#### [Given instruction]
Write out the opening lines of the data word for word, up to and including the line with "import matplotlib.pyplot as plt", and leave every picture and every later line out.

>> Start Entries

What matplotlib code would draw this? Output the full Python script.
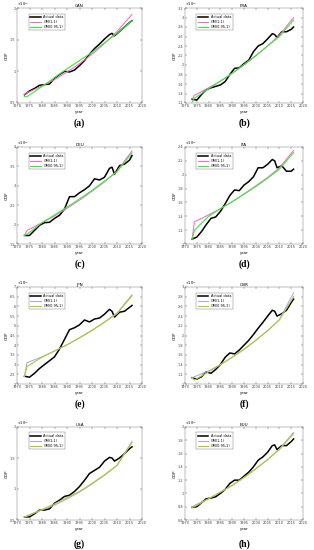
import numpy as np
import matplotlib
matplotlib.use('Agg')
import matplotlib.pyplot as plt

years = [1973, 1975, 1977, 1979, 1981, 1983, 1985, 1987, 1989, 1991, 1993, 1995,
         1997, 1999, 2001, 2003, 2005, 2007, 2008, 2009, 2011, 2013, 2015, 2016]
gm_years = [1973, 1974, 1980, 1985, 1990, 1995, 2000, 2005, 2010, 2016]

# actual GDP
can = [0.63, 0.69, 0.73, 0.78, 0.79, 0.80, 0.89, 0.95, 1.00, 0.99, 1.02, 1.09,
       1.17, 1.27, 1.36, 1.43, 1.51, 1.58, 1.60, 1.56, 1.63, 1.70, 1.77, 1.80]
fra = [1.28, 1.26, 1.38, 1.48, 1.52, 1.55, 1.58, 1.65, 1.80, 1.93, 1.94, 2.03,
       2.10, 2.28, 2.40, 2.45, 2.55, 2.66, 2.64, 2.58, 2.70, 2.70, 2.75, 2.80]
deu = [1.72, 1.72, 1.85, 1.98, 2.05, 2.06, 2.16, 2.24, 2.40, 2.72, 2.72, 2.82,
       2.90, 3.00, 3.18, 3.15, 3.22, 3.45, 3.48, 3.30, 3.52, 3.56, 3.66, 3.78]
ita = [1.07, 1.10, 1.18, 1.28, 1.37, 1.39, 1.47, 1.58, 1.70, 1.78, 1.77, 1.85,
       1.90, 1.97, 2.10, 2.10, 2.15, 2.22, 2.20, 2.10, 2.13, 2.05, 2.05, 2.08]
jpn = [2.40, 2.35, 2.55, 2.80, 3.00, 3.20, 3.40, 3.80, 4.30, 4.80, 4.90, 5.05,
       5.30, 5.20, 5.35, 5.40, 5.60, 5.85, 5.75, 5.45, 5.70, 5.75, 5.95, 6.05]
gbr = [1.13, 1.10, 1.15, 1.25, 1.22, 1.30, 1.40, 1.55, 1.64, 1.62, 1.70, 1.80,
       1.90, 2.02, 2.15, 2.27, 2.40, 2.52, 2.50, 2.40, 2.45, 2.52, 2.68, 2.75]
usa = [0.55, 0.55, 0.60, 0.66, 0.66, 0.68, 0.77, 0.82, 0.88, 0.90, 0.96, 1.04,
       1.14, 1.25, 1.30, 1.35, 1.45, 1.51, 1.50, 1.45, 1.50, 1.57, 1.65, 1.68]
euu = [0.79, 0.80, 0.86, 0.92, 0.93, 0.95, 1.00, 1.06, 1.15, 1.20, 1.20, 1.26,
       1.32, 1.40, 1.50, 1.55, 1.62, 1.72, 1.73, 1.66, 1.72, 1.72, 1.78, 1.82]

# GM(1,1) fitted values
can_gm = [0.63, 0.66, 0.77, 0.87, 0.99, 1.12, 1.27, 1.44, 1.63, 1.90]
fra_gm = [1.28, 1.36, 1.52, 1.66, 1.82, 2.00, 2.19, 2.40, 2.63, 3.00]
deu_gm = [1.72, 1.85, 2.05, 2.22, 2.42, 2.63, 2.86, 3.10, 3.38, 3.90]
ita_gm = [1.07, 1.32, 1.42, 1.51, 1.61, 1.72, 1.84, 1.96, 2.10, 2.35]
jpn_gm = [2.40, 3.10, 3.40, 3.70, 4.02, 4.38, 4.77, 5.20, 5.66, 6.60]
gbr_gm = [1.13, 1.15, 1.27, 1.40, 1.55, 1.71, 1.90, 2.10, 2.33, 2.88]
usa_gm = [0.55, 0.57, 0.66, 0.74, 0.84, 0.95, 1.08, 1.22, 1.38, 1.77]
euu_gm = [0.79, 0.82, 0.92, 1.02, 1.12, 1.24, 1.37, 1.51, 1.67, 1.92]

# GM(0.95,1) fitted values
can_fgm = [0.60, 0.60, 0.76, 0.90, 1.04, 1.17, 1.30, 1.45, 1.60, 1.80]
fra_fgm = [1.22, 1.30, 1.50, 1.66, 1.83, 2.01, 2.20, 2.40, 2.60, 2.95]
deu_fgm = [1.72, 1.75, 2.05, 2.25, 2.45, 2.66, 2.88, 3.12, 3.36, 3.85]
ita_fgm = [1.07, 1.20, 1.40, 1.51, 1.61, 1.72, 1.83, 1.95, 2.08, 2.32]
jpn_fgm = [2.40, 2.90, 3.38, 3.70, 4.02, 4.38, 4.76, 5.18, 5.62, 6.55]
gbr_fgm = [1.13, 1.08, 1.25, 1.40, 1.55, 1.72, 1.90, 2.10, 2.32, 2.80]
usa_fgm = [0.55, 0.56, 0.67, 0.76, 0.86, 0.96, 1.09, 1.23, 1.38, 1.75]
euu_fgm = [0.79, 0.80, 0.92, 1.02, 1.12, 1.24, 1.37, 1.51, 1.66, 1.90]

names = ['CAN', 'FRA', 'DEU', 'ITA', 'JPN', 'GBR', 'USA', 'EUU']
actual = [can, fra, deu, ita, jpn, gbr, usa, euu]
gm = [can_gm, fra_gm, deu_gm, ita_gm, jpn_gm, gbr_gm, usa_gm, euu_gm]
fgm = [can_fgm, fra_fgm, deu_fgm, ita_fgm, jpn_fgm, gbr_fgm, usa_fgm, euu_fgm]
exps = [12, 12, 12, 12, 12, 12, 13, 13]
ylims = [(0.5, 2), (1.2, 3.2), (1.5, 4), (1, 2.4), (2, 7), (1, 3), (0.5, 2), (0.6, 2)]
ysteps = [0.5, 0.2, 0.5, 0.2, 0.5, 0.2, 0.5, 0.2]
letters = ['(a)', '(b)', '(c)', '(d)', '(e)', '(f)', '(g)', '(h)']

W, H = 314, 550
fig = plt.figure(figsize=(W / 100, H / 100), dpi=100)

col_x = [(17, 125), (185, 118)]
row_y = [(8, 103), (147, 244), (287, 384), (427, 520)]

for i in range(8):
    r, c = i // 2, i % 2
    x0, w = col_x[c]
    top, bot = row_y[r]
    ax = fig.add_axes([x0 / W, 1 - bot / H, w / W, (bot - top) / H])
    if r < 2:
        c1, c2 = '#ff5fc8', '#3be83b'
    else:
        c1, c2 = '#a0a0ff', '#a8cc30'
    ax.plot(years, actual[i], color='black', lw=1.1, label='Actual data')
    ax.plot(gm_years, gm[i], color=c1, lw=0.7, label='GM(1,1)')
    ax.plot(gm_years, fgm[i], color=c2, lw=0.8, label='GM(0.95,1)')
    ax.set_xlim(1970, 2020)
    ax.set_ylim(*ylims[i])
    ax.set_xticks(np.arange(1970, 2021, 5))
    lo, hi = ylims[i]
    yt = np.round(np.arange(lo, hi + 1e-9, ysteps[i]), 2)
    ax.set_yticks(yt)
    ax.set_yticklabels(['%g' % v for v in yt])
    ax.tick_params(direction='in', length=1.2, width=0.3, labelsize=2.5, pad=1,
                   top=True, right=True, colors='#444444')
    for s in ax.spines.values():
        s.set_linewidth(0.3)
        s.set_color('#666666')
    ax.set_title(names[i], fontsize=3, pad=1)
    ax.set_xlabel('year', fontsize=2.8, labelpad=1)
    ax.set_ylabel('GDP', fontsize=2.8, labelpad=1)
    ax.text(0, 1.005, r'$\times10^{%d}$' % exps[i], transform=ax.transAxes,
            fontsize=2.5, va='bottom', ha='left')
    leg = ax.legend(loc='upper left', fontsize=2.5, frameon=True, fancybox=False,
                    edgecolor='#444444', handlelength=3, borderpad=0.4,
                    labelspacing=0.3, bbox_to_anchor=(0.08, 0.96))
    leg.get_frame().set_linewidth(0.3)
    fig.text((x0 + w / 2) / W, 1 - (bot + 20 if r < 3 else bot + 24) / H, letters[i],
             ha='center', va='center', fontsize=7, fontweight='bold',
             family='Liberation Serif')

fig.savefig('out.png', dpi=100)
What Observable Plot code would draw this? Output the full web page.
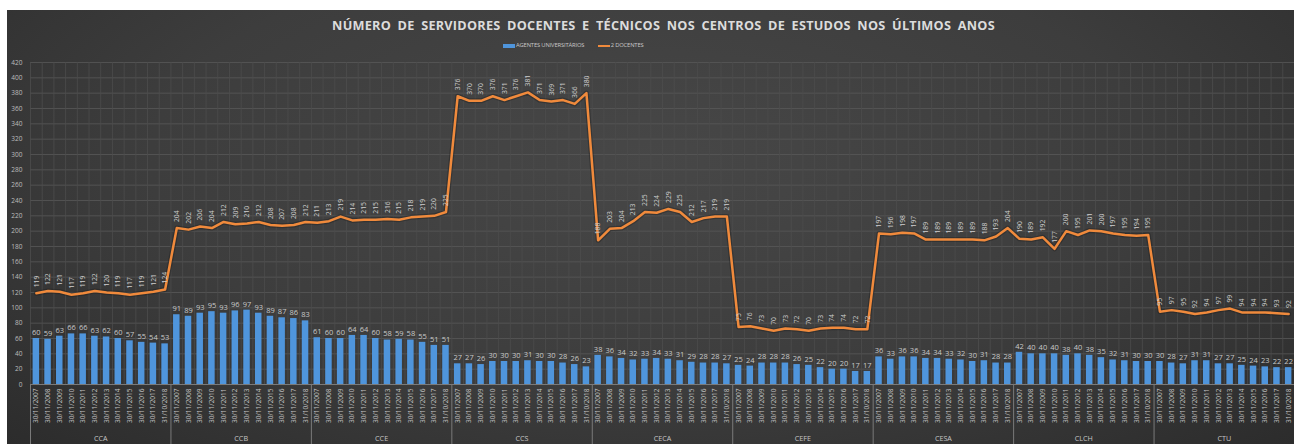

>> End Entries

#### [Reply]
What matplotlib code would draw this? Output the full Python script.
import numpy as np
import matplotlib
matplotlib.use('Agg')
import matplotlib.pyplot as plt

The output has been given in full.